5) Focus on One Result Per Email

Experts say humans are not very good at multitasking. Arthur Markman is a professor in the department of psychology at the University of Texas at Austin. He says, “dividing attention across multiple activities is taxing on the brain, and can often come at the expense of real productivity.”

I’ve found the same to be true in my life. I tend to perform better when I’m solely focused on one task per time.

It’s the same when it comes to email marketing. Having a single focus per email is important. You definitely don’t want to send an email that requires a subscriber to do five different things! Now, that’s an overkill. You’re better off with a single focus. One result. One task. One call-to-action. Nothing more. Nothing less.

Georgiana Laudi, Vice President of Marketing at Unbounce, concurs in this post.

She says, “marketers often try to do too much in one campaign email (presumably because they don’t want to have to send more than necessary in fear of unsubscribes).
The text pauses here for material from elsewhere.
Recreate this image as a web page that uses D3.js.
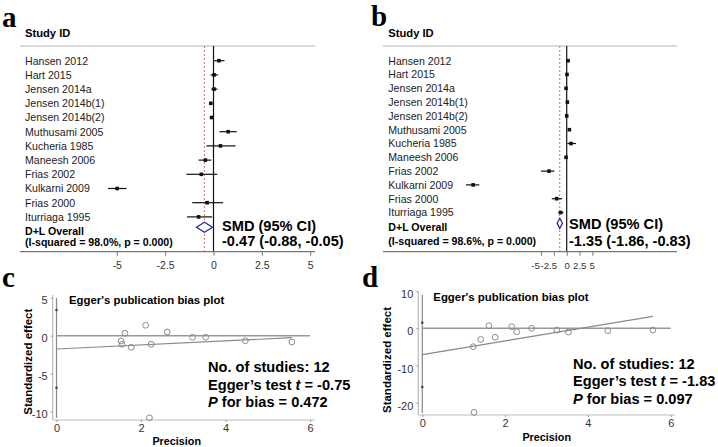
<!DOCTYPE html>
<html>
<head>
<meta charset="utf-8">
<script src="https://cdn.jsdelivr.net/npm/d3@7"></script>
<style>
  body { margin: 0; background: #fff; }
  svg { display: block; font-family: "Liberation Sans", Arial, sans-serif; }
</style>
</head>
<body>
<svg id="fig" width="718" height="447"></svg>
<script>
// study list shared by both forest plots
const studies = ["Hansen 2012", "Hart 2015", "Jensen 2014a", "Jensen 2014b(1)", "Jensen 2014b(2)",
  "Muthusami 2005", "Kucheria 1985", "Maneesh 2006", "Frias 2002", "Kulkarni 2009", "Frias 2000", "Iturriaga 1995"];

// panel a: SMD and 95% CI per study
const smdA = [0.28, 0.03, 0.03, -0.14, -0.10, 0.76, 0.36, -0.42, -0.63, -4.98, -0.33, -0.77];
const lowA = [0.00, -0.15, -0.12, -0.20, -0.18, 0.31, -0.37, -0.77, -1.40, -5.45, -1.10, -1.37];
const highA = [0.57, 0.23, 0.20, -0.08, -0.02, 1.20, 1.14, -0.12, 0.19, -4.50, 0.50, -0.07];
const overallA = [-0.47, -0.88, -0.05];
const isqA = "98.0%";

// panel b
const smdB = [0.26, 0.06, -0.13, 0.13, 0.00, 0.52, 0.84, -0.13, -3.44, -18.2, -1.95, -1.17];
const lowB = [0.05, -0.10, -0.30, 0.00, -0.12, 0.25, 0.13, -0.30, -5.00, -19.6, -2.90, -1.70];
const highB = [0.50, 0.20, 0.05, 0.26, 0.12, 0.80, 1.80, 0.05, -2.40, -17.0, -0.90, -0.65];
const overallB = [-1.35, -1.86, -0.83];
const isqB = "98.6%";

const forestTicks = [-5, -2.5, 0, 2.5, 5];

// panel c: Egger plot (precision, standardized effect)
const precC = [1.53, 1.55, 1.62, 1.77, 2.11, 2.24, 2.20, 2.62, 3.22, 3.53, 4.47, 5.57];
const effC = [-0.70, -1.13, 0.32, -1.53, 1.37, -1.13, -10.8, 0.49, -0.21, -0.21, -0.66, -0.83];
const eggerC = [-1.75, 0.268];      // intercept, slope
const eggerCiC = [-6.84, 3.38];
const statsC = ["12", "-0.75", "0.472"];

// panel d
const precD = [1.23, 1.25, 1.41, 1.61, 1.76, 2.16, 2.28, 2.64, 3.25, 3.53, 4.48, 5.57];
const effD = [-4.95, -22.6, -3.0, 0.70, -2.42, 0.43, -0.91, 0.00, -0.46, -1.00, -0.65, -0.46];
const eggerD = [-7.1, 1.85];
const eggerCiD = [-15.8, 1.5];
const statsD = ["12", "-1.83", "0.097"];

const precTicks = [0, 2, 4, 6];
const effTicksC = [5, 0, -5, -10];
const effTicksD = [10, 0, -10, -20];

const svg = d3.select("#fig");
const plain = d => String(d);   // keep ASCII hyphen for negatives

// panel letters
const letters = [["a", 2, 27], ["b", 371, 26], ["c", 2, 287], ["d", 362, 287]];
svg.selectAll("text.letter").data(letters).join("text")
  .attr("class", "letter")
  .attr("x", d => d[1]).attr("y", d => d[2])
  .style("font-family", "'Liberation Serif', 'Times New Roman', serif")
  .style("font-weight", "bold").style("font-size", "29px")
  .text(d => d[0]);

function forest(cfg) {
  const g = svg.append("g");
  const x = d3.scaleLinear().domain([-5, 5]).range(cfg.range);
  const y = i => cfg.rowTop + i * cfg.rowStep;
  const headY = 46, axisY = 251.7;

  g.append("text").attr("x", cfg.labelX).attr("y", 37)
    .style("font-weight", "bold").style("font-size", "11.2px").text("Study ID");
  g.append("line").attr("x1", cfg.x0).attr("x2", cfg.x1).attr("y1", headY).attr("y2", headY)
    .attr("stroke", "#b5b5b5").attr("stroke-width", 1.2);

  // null line and overall dashed line
  g.append("line").attr("x1", x(0)).attr("x2", x(0)).attr("y1", headY).attr("y2", axisY)
    .attr("stroke", "#111").attr("stroke-width", 1.2);
  g.append("line").attr("x1", x(cfg.overall[0])).attr("x2", x(cfg.overall[0]))
    .attr("y1", headY).attr("y2", axisY)
    .attr("stroke", "#c8707a").attr("stroke-width", 1).attr("stroke-dasharray", "2,2");

  g.selectAll("text.study").data(studies).join("text")
    .attr("class", "study")
    .attr("x", cfg.labelX).attr("y", (d, i) => y(i)).attr("dy", "0.36em")
    .style("font-size", "10.6px").attr("fill", "#222").text(d => d);

  g.selectAll("line.ci").data(cfg.est).join("line")
    .attr("class", "ci")
    .attr("x1", (d, i) => x(cfg.lo[i])).attr("x2", (d, i) => x(cfg.hi[i]))
    .attr("y1", (d, i) => y(i)).attr("y2", (d, i) => y(i))
    .attr("stroke", "#111").attr("stroke-width", 1.2);
  g.selectAll("rect.pt").data(cfg.est).join("rect")
    .attr("class", "pt")
    .attr("x", d => x(d) - 1.8).attr("y", (d, i) => y(i) - 1.8)
    .attr("width", 3.6).attr("height", 3.6).attr("fill", "#111");

  // overall diamond
  const [m, lo, hi] = cfg.overall;
  const dy = cfg.diamondY;
  g.append("path")
    .attr("d", `M${x(lo)},${dy} L${x(m)},${dy - 5} L${x(hi)},${dy} L${x(m)},${dy + 5} Z`)
    .attr("fill", "#fff").attr("stroke", "#2a2a8a").attr("stroke-width", 1.3);

  g.append("text").attr("x", cfg.labelX).attr("y", cfg.overallY).attr("dy", "0.36em")
    .style("font-weight", "bold").style("font-size", "10.6px").text("D+L Overall");
  g.append("text").attr("x", cfg.labelX).attr("y", cfg.isqY).attr("dy", "0.36em")
    .style("font-weight", "bold").style("font-size", "10.6px")
    .text(`(I-squared = ${cfg.isq}, p = 0.000)`);

  g.append("text").attr("x", cfg.smdX).attr("y", cfg.smdY[0]).attr("dy", "0.36em")
    .style("font-weight", "bold").style("font-size", "14.6px").text("SMD (95% CI)");
  g.append("text").attr("x", cfg.smdX).attr("y", cfg.smdY[1]).attr("dy", "0.36em")
    .style("font-weight", "bold").style("font-size", "14.6px")
    .text(`${m.toFixed(2)} (${lo.toFixed(2)}, ${hi.toFixed(2)})`);

  // bottom axis
  g.append("line").attr("x1", cfg.x0).attr("x2", cfg.x1).attr("y1", axisY).attr("y2", axisY)
    .attr("stroke", "#777").attr("stroke-width", 1.2);
  const ax = g.append("g").attr("transform", `translate(0,${axisY})`)
    .call(d3.axisBottom(x).tickValues(forestTicks).tickSize(4).tickPadding(6).tickFormat(plain));
  ax.select(".domain").remove();
  ax.selectAll(".tick line").attr("stroke", "#777");
  ax.selectAll(".tick text").style("font-family", "'Liberation Sans', Arial, sans-serif")
    .attr("dx", (d, i) => cfg.tickShift[i])
    .style("font-size", cfg.tickFont).attr("fill", "#333");
}

forest({
  x0: 20, x1: 315, range: [116.8, 310.2], labelX: 25,
  rowTop: 60.7, rowStep: 14.2, overallY: 230.7, isqY: 241.7, diamondY: 227.3,
  smdX: 222, smdY: [226, 240.5], tickShift: [0, 0, 0, 0, 0], tickFont: "10.5px",
  est: smdA, lo: lowA, hi: highA, overall: overallA, isq: isqA
});
forest({
  x0: 383, x1: 677, range: [541, 592.4], labelX: 388.3,
  rowTop: 60.7, rowStep: 13.8, overallY: 227.3, isqY: 240.7, diamondY: 223.3,
  smdX: 569, smdY: [223.3, 240.7], tickShift: [-6, -5.5, 0, -0.3, -0.8], tickFont: "9.6px",
  est: smdB, lo: lowB, hi: highB, overall: overallB, isq: isqB
});

function egger(cfg) {
  const g = svg.append("g");
  const x = d3.scaleLinear().domain([0, 6]).range(cfg.xRange);
  const y = d3.scaleLinear().domain([0, 1]).range([cfg.zeroY, cfg.zeroY - cfg.pxPerUnit]);

  // axes
  g.append("line").attr("x1", cfg.axisX).attr("x2", cfg.axisX).attr("y1", cfg.top).attr("y2", cfg.bottom)
    .attr("stroke", "#bbb").attr("stroke-width", 1.2);
  g.append("line").attr("x1", cfg.axisX).attr("x2", cfg.right).attr("y1", cfg.bottom).attr("y2", cfg.bottom)
    .attr("stroke", "#bbb").attr("stroke-width", 1.2);

  const yax = g.append("g").attr("transform", `translate(${cfg.axisX},0)`)
    .call(d3.axisLeft(y).tickValues(cfg.yTicks).tickSize(2).tickPadding(3).tickFormat(plain));
  yax.select(".domain").remove();
  yax.selectAll(".tick line").attr("stroke", "#999");
  yax.selectAll(".tick text").attr("dy", cfg.labelDy + "em")
    .style("font-family", "'Liberation Sans', Arial, sans-serif").style("font-size", "11px").attr("fill", "#333");

  const xax = g.append("g").attr("transform", `translate(0,${cfg.bottom})`)
    .call(d3.axisBottom(x).tickValues(precTicks).tickSize(2).tickPadding(2).tickFormat(plain));
  xax.select(".domain").remove();
  xax.selectAll(".tick line").attr("stroke", "#999");
  xax.selectAll(".tick text")
    .style("font-family", "'Liberation Sans', Arial, sans-serif").style("font-size", "11px").attr("fill", "#333");

  // vertical line at precision 0 with intercept CI markers
  g.append("line").attr("x1", x(0)).attr("x2", x(0)).attr("y1", cfg.top + 3).attr("y2", cfg.bottom - 2)
    .attr("stroke", "#888").attr("stroke-width", 1.2);
  g.selectAll("circle.ci").data(cfg.ci).join("circle")
    .attr("class", "ci").attr("cx", x(0)).attr("cy", d => y(d)).attr("r", 1.3).attr("fill", "#444");

  // zero line
  g.append("line").attr("x1", x(0)).attr("x2", x(6)).attr("y1", y(0)).attr("y2", y(0))
    .attr("stroke", "#999").attr("stroke-width", 1.4);

  // regression line
  const xmax = d3.max(cfg.prec);
  g.append("line")
    .attr("x1", x(0)).attr("y1", y(cfg.fit[0]))
    .attr("x2", x(xmax)).attr("y2", y(cfg.fit[0] + cfg.fit[1] * xmax))
    .attr("stroke", "#888").attr("stroke-width", 1.2);

  g.selectAll("circle.pt").data(cfg.prec).join("circle")
    .attr("class", "pt")
    .attr("cx", d => x(d)).attr("cy", (d, i) => y(cfg.eff[i]))
    .attr("r", 2.9).attr("fill", "none").attr("stroke", "#8a8a8a").attr("stroke-width", 1);

  g.append("text").attr("x", cfg.titleX).attr("y", cfg.titleY).attr("dy", "0.36em")
    .style("font-weight", "bold").style("font-size", "11.4px").text("Egger's publication bias plot");
  g.append("text")
    .attr("transform", `translate(${cfg.ylabX},${cfg.ylabY}) rotate(-90)`)
    .attr("text-anchor", "middle").attr("dy", "0.36em")
    .style("font-weight", "bold").style("font-size", "11.5px").text("Standardized effect");
  g.append("text").attr("x", cfg.xlabX).attr("y", cfg.xlabY).attr("dy", "0.36em")
    .attr("text-anchor", "middle")
    .style("font-weight", "bold").style("font-size", "10.8px").text("Precision");

  const st = g.append("g").style("font-weight", "bold").style("font-size", "14.6px");
  st.append("text").attr("x", cfg.statX).attr("y", cfg.statY[0]).attr("dy", "0.36em")
    .text(`No. of studies: ${cfg.stats[0]}`);
  const t2 = st.append("text").attr("x", cfg.statX).attr("y", cfg.statY[1]).attr("dy", "0.36em");
  t2.append("tspan").text("Egger\u2019s test ");
  t2.append("tspan").style("font-style", "italic").text("t");
  t2.append("tspan").text(` = ${cfg.stats[1]}`);
  const t3 = st.append("text").attr("x", cfg.statX).attr("y", cfg.statY[2]).attr("dy", "0.36em");
  t3.append("tspan").style("font-style", "italic").text("P");
  t3.append("tspan").text(` for bias = ${cfg.stats[2]}`);
}

egger({
  xRange: [56.5, 310], zeroY: 335.7, pxPerUnit: 7.6, axisX: 52.7, top: 295, bottom: 420, right: 315,
  yTicks: effTicksC, labelDy: 0.55, ci: eggerCiC, fit: eggerC, prec: precC, eff: effC,
  titleX: 69, titleY: 300, ylabX: 28, ylabY: 361.7, xlabX: 176.7, xlabY: 441,
  statX: 208, statY: [366.7, 384.3, 401.7], stats: statsC
});
egger({
  xRange: [422.3, 670.7], zeroY: 328.3, pxPerUnit: 3.72, axisX: 418.3, top: 291.7, bottom: 415, right: 675,
  yTicks: effTicksD, labelDy: 0.6, ci: eggerCiD, fit: eggerD, prec: precD, eff: effD,
  titleX: 433.3, titleY: 296.7, ylabX: 386.7, ylabY: 360, xlabX: 546.7, xlabY: 436.7,
  statX: 573, statY: [363.3, 380.5, 398.3], stats: statsD
});
</script>
</body>
</html>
Trying to accomplish too much in an email is asking readers to do too much work to decipher if your email is relevant or not to them. One CTA linking to one landing page (too, with one CTA) clarifies your offer and makes it easier to convert.”

Conclusion

So, which of these hacks are you going to start with? To avoid overwhelm, I suggest you pick one at a time and work them for effective results. Don’t try to do too much at a time. The trick is to stay consistent. You can then explode your sales intentionally.